Objective: Determine the number of lines in the listing below where the string "page" occurs; answer with the number alone.

....

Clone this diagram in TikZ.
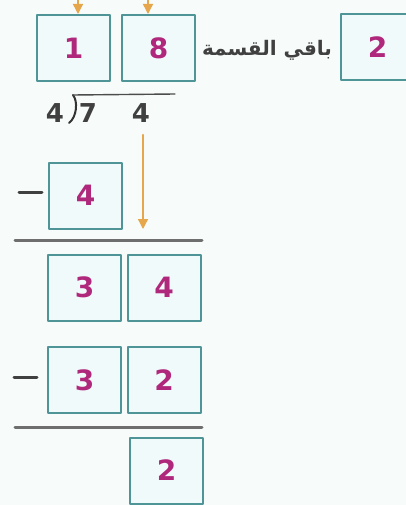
\documentclass[tikz,border=0pt]{standalone}
\usepackage{fontspec}
\usetikzlibrary{arrows.meta}
\setmainfont{DejaVu Sans}
\newfontfamily\arabicfont[Script=Arabic]{DejaVu Sans}
\TeXXeTstate=1
\definecolor{boxLine}{HTML}{4F9598}
\definecolor{boxFill}{HTML}{F0FAFA}
\definecolor{digitCol}{HTML}{B0287C}
\definecolor{arrowCol}{HTML}{E6A64C}
\definecolor{ruleCol}{HTML}{6E6E6E}
\definecolor{paperCol}{HTML}{F7FBF9}

\begin{document}
\begin{tikzpicture}[x=1pt, y=-1pt, line cap=round, line join=round]

% ---------------- styles ----------------
\tikzset{
  divBox/.style   ={draw=boxLine, line width=2pt, fill=boxFill, minimum width=73pt,
                    minimum height=66pt, inner sep=0pt, text=digitCol,
                    font=\fontsize{28}{28}\selectfont\bfseries},
  divText/.style  ={inner sep=0pt, font=\fontsize{26}{26}\selectfont\bfseries, text=black!75},
  divArrow/.style ={draw=arrowCol, line width=1.4pt, -{Triangle[length=10pt, width=10pt]}},
  divRule/.style  ={draw=ruleCol, line width=3pt},
  divMinus/.style ={draw=black!75, line width=3pt}
}

% ---------------- page ----------------
\fill[paperCol] (0,0) rectangle (406,505);
\useasboundingbox (0,0) rectangle (406,505);

% ---------------- quotient and remainder ----------------
\node[divBox] (q1) at (73.5,48) {1};
\node[divBox] (q2) at (158.5,48) {8};
\node[divBox] (rem) at (377.5,47) {2};
\node[inner sep=0pt, text=black!75, font=\fontsize{20}{20}\selectfont\bfseries] (remText) at (267,50)
  {\arabicfont\beginR باقي القسمة\endR};

% arrows coming down into the quotient
\coordinate (topA) at (78,-8);
\coordinate (topB) at (148,-8);
\draw[divArrow] (topA) -- (topA |- q1.north);
\draw[divArrow] (topB) -- (topB |- q2.north);

% ---------------- divisor and dividend ----------------
\node[divText] (divisor) at (55,113) {4};
\node[divText] (dvdA) at (88,113) {7};
\node[divText] (dvdB) at (141,113) {4};
\coordinate (brkLow) at (69,123);
\coordinate (brkTop) at (73,95);
\coordinate (barEnd) at (175,94);
\draw[black!80, line width=2pt] (brkLow) .. controls (77,117) and (78,101) .. (brkTop);
\draw[black!70, line width=1.4pt] (brkTop) -- (barEnd);

% ---------------- first step ----------------
\node[divBox] (sub1) at (85.5,195.5) {4};
\draw[divMinus] (19,192) -- (42,192);

% bring down the 4
\coordinate (downEnd) at (143,229);
\draw[divArrow] (dvdB.south -| downEnd) ++(0,12) -- (downEnd);

\coordinate (ruleAL) at (15,240);
\coordinate (ruleAR) at (202,240);
\draw[divRule] (ruleAL) -- (ruleAR);

\node[divBox] (rest1) at (84.5,287.5) {3};
\node[divBox] (rest2) at (164,287.5) {4};

% ---------------- second step ----------------
\node[divBox] (sub2) at (84.5,380) {3};
\node[divBox] (sub3) at (164,380) {2};
\draw[divMinus] (14,377) -- (37,377);

\coordinate (ruleBL) at (15,427);
\coordinate (ruleBR) at (202,427);
\draw[divRule] (ruleBL) -- (ruleBR);

\node[divBox] (last) at (166.5,470.5) {2};

\end{tikzpicture}
\end{document}
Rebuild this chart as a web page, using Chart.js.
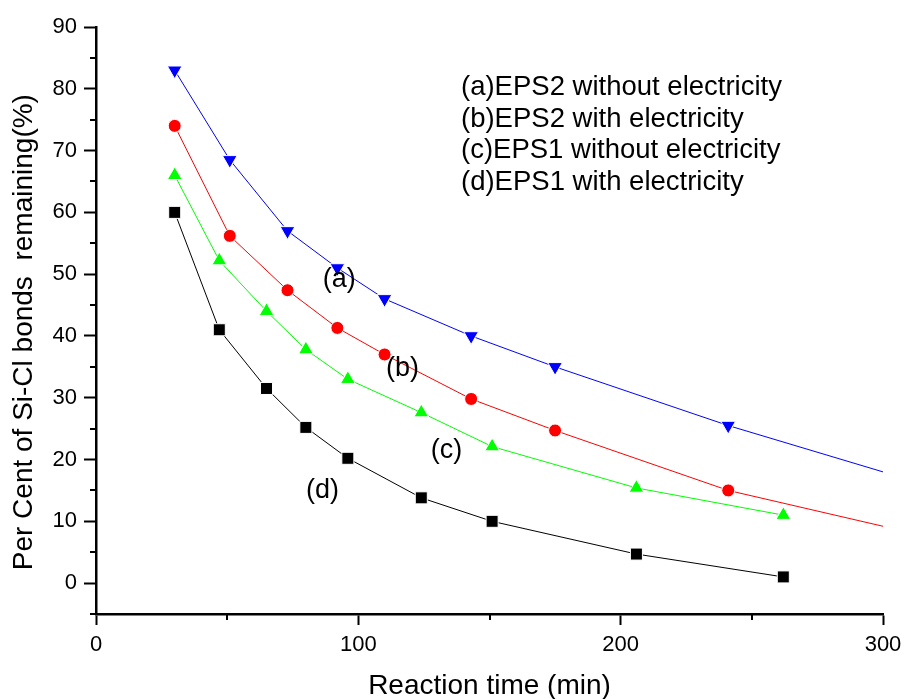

....

Problem solution: 2